100 Proof: The Hangover carries no direct, unifying theme (rapper J.F.K. talks circles during an elegantly scored but otherwise pointless interlude that begins with cliché-to-the-nth-power opening line for spoken exchanges on rap skits, "a lot of people ask me...") but the good-natured, soul food comforting, delectable beats inspire benchmark performances. Also, the grim realities of hip-hop's current state (sorry) are evident in the skeptical future of these guest bars:

"We living like everyday urgent"
- Wale

"We do shit, like a rob a club with a pool stick"
- Saigon

"Too many vultures in it/I think Nas said 'Hip-hop is dead' because he couldn't see the culture in it"
- Styles P

S
o yeah, about that state: rap videos are dead, rap albums are dead, conscious rap is dead, power players are realigning, there's a chasm between Internet hype and tangible payoff, and there's three prime routes to carving out a niche: shows, focusing on digestible, short albums, combining forces. With this backdrop, 100 Proof feels celebratory, respectful, vital like hard liquor down your insides when it's cold.
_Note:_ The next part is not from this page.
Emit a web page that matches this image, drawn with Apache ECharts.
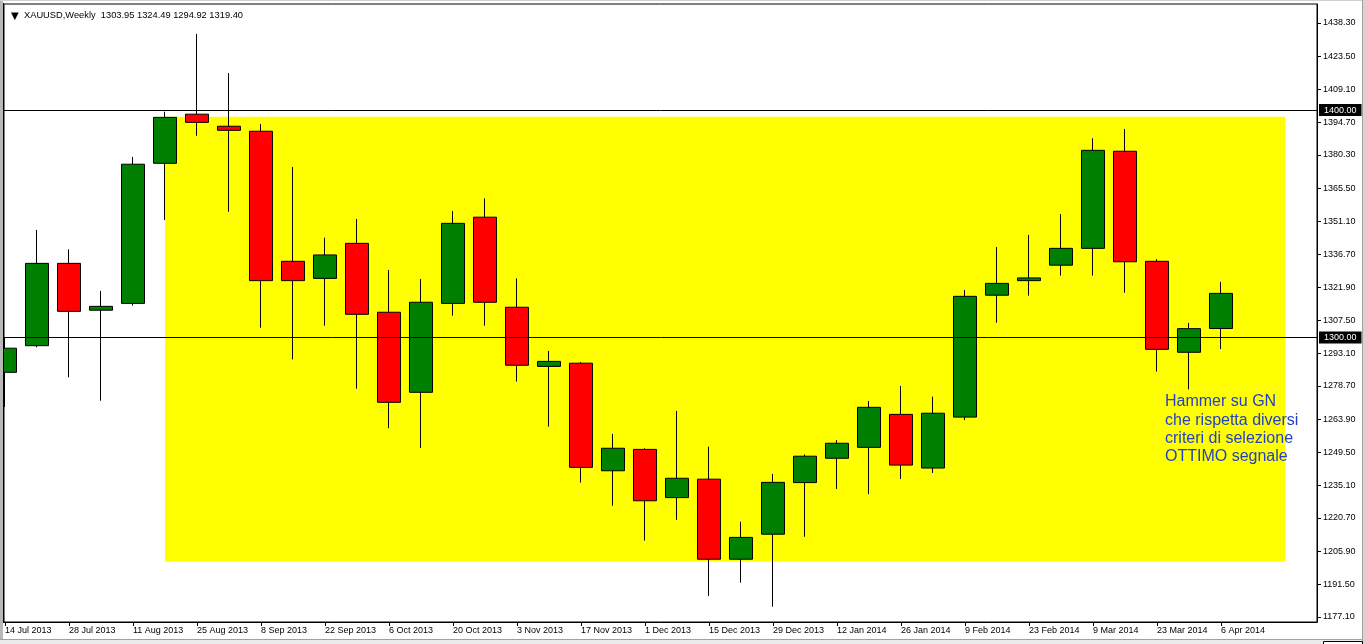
<!DOCTYPE html>
<html><head><meta charset="utf-8">
<script src="https://cdn.jsdelivr.net/npm/echarts@6/dist/echarts.min.js"></script>
<style>html,body{margin:0;padding:0;background:#fff;overflow:hidden}#c{width:1366px;height:644px}</style>
</head><body><div id="c"></div>
<script>
// ---- data ----
const categories = ['14 Jul 2013','21 Jul 2013','28 Jul 2013','4 Aug 2013','11 Aug 2013','18 Aug 2013','25 Aug 2013','1 Sep 2013','8 Sep 2013','15 Sep 2013','22 Sep 2013','29 Sep 2013','6 Oct 2013','13 Oct 2013','20 Oct 2013','27 Oct 2013','3 Nov 2013','10 Nov 2013','17 Nov 2013','24 Nov 2013','1 Dec 2013','8 Dec 2013','15 Dec 2013','22 Dec 2013','29 Dec 2013','5 Jan 2014','12 Jan 2014','19 Jan 2014','26 Jan 2014','2 Feb 2014','9 Feb 2014','16 Feb 2014','23 Feb 2014','2 Mar 2014','9 Mar 2014','16 Mar 2014','23 Mar 2014','30 Mar 2014','6 Apr 2014'];
const opens  = [1284.7,1296.4,1332.6,1312.0,1315.0,1376.6,1398.2,1392.9,1390.7,1333.5,1326.0,1341.4,1311.1,1275.9,1315.0,1352.9,1313.3,1287.3,1288.7,1241.4,1250.8,1229.6,1237.7,1202.5,1213.5,1236.2,1246.9,1251.7,1266.2,1242.6,1265.0,1318.6,1325.0,1331.8,1339.2,1381.9,1333.5,1293.5,1303.95];
const closes = [1295.3,1332.6,1311.5,1313.7,1376.2,1396.8,1394.6,1391.1,1325.0,1325.0,1336.3,1310.2,1271.5,1315.5,1350.2,1315.5,1287.8,1289.5,1242.9,1251.3,1228.2,1238.1,1202.5,1212.1,1236.3,1247.8,1253.5,1269.3,1243.9,1266.7,1318.1,1323.8,1326.2,1339.2,1382.3,1333.3,1294.8,1303.9,1319.40];
const lows   = [1269.4,1295.7,1282.5,1272.2,1314.0,1351.7,1388.7,1355.3,1304.3,1290.4,1305.2,1277.5,1260.1,1251.4,1309.6,1305.2,1280.6,1260.8,1236.2,1226.0,1210.7,1219.8,1186.3,1192.2,1181.6,1212.4,1233.4,1231.1,1237.8,1240.4,1263.7,1306.5,1318.4,1327.2,1327.2,1319.7,1285.0,1277.2,1294.92];
const highs  = [1300.2,1347.3,1338.8,1320.5,1379.4,1399.3,1433.5,1416.3,1393.9,1375.0,1343.9,1352.1,1329.7,1325.7,1355.6,1361.2,1326.0,1294.1,1289.2,1257.6,1251.3,1267.7,1252.0,1219.0,1240.0,1248.6,1254.9,1272.1,1278.7,1274.0,1320.9,1339.8,1345.1,1354.3,1387.6,1391.7,1334.4,1306.4,1324.49];
const yTicks = [1438.30,1423.50,1409.10,1394.70,1380.30,1365.50,1351.10,1336.70,1321.90,1307.50,1293.10,1278.70,1263.90,1249.50,1235.10,1220.70,1205.90,1191.50,1177.10];
const xTickIdx = [0,2,4,6,8,10,12,14,16,18,20,22,24,26,28,30,32,34,36,38];
const levels = [1400.00, 1300.00];
const lastPrice = 1319.40;
const zoneX = [5, 40];
const zoneY = [1397.1, 1201.4];
const noteAt = [36.25, 1275.7];
const noteLines = ['Hammer su GN','che rispetta diversi','criteri di selezione','OTTIMO segnale'];
const headerText = 'XAUUSD,Weekly  1303.95 1324.49 1294.92 1319.40';

// ---- chart ----
const FONT = 'Liberation Sans';
const chart = echarts.init(document.getElementById('c'), null, {renderer:'canvas'});
const candles = categories.map((d,i)=>[i, opens[i], closes[i], lows[i], highs[i]]);

chart.setOption({
  animation:false,
  backgroundColor:'#ffffff',
  title:[
    {text:'▼', left:6, top:6, textStyle:{fontSize:10, fontWeight:'normal', color:'#000', fontFamily:'DejaVu Sans'}},
    {text:headerText, left:19, top:6, textStyle:{fontSize:9.3, fontWeight:'normal', color:'#000', fontFamily:FONT}}
  ],
  grid:{left:4, right:49, top:4, bottom:22, show:true, borderColor:'#000', borderWidth:1, backgroundColor:'transparent'},
  xAxis:{
    type:'value', min:-0.03125, max:41,
    axisLine:{show:true, onZero:false, lineStyle:{color:'#000', width:1}},
    axisTick:{show:true, length:4, inside:false, customValues:xTickIdx, lineStyle:{color:'#000'}},
    axisLabel:{show:true, customValues:xTickIdx, formatter:v=>categories[Math.round(v)]||'', align:'left', margin:4, color:'#000', fontSize:9, fontFamily:FONT},
    splitLine:{show:false}
  },
  yAxis:{
    type:'value', position:'right', min:1174.9, max:1446.65, scale:true,
    axisLine:{show:true, onZero:false, lineStyle:{color:'#000', width:1}},
    axisTick:{show:true, length:4, inside:false, customValues:yTicks, lineStyle:{color:'#000'}},
    axisLabel:{show:true, customValues:yTicks, formatter:v=>Number(v).toFixed(2), margin:6, color:'#000', fontSize:9, fontFamily:FONT},
    splitLine:{show:false}
  },
  series:[
    {
      type:'scatter', data:[], z:1, silent:true,
      markArea:{silent:true, itemStyle:{color:'#ffff00', opacity:1}, data:[[{xAxis:zoneX[0], yAxis:zoneY[0]},{xAxis:zoneX[1], yAxis:zoneY[1]}]]}
    },
    {
      type:'scatter', data:[], z:2, silent:true,
      markLine:{
        silent:true, symbol:'none', animation:false,
        lineStyle:{color:'#000', width:1, type:'solid'},
        label:{show:true, position:'end', distance:2, formatter:p=>Number(p.value).toFixed(2),
          backgroundColor:'#000', color:'#fff', fontSize:9, fontFamily:FONT, padding:[2,5,1,5]},
        data: levels.map(v=>({yAxis:v})).concat([{yAxis:lastPrice, lineStyle:{opacity:0}}])
      }
    },
    {
      type:'candlestick', z:3, data:candles, barWidth:23, clip:true, silent:true,
      itemStyle:{color:'#008000', color0:'#ff0000', borderColor:'#000', borderColor0:'#000', borderWidth:1}
    },
    {
      type:'scatter', data:[], z:4, silent:true,
      markPoint:{
        silent:true, symbol:'circle', symbolSize:0,
        data:[{coord:noteAt, value:0}],
        label:{show:true, position:[0,0], align:'left', verticalAlign:'top', formatter:noteLines.join('\n'),
          color:'#2341c6', fontSize:16, lineHeight:18.3, fontFamily:FONT}
      }
    }
  ],
  graphic:[
    {type:'rect', left:0, top:0, shape:{width:3, height:644}, style:{fill:'#b8b8b8'}, z:100},
    {type:'rect', left:3, top:3, shape:{width:1, height:620}, style:{fill:'#000'}, z:101},
    {type:'rect', left:0, top:0, shape:{width:1366, height:1}, style:{fill:'#d0d0d0'}, z:100},
    {type:'rect', left:1362, top:0, shape:{width:4, height:644}, style:{fill:'#d4d4d4'}, z:100},
    {type:'rect', left:1362, top:0, shape:{width:1, height:644}, style:{fill:'#a0a0a0'}, z:101},
    {type:'rect', left:0, top:639, shape:{width:1362, height:1}, style:{fill:'#a0a0a0'}, z:100},
    {type:'rect', left:0, top:640, shape:{width:1362, height:4}, style:{fill:'#ececec'}, z:100},
    {type:'rect', left:1323, top:641, shape:{width:39, height:5}, style:{fill:'#ffffff', stroke:'#000', lineWidth:1}, z:101}
  ]
});
</script>
</body></html>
"Wouldn't it be nice if the banks didn't fuck up the loans and people didn't have to move out they homes?"

That's a wide-eyed, vulnerable Bun B on opening track, "So Close, So Far," Selektah's beat is bright and hollow and the joint knocks. Lil Fame barks ferociously on two cuts; the North Carolina guys (Torae, Skyzoo, Pooh) kill it. Evidence and some dudes I'm not familiar with toast their home state of California on "The Coast." Termanology brings it on multiple songs. Freeway's "Night People" absolutely crushes with frantic, crazy drums and shimmering piano loops. Yeah, it's rap about rap over sped soul, but it's perfect.

Just listen to this project with the tracklist streaming in front of you and you'll have no problem distinguishing the voices.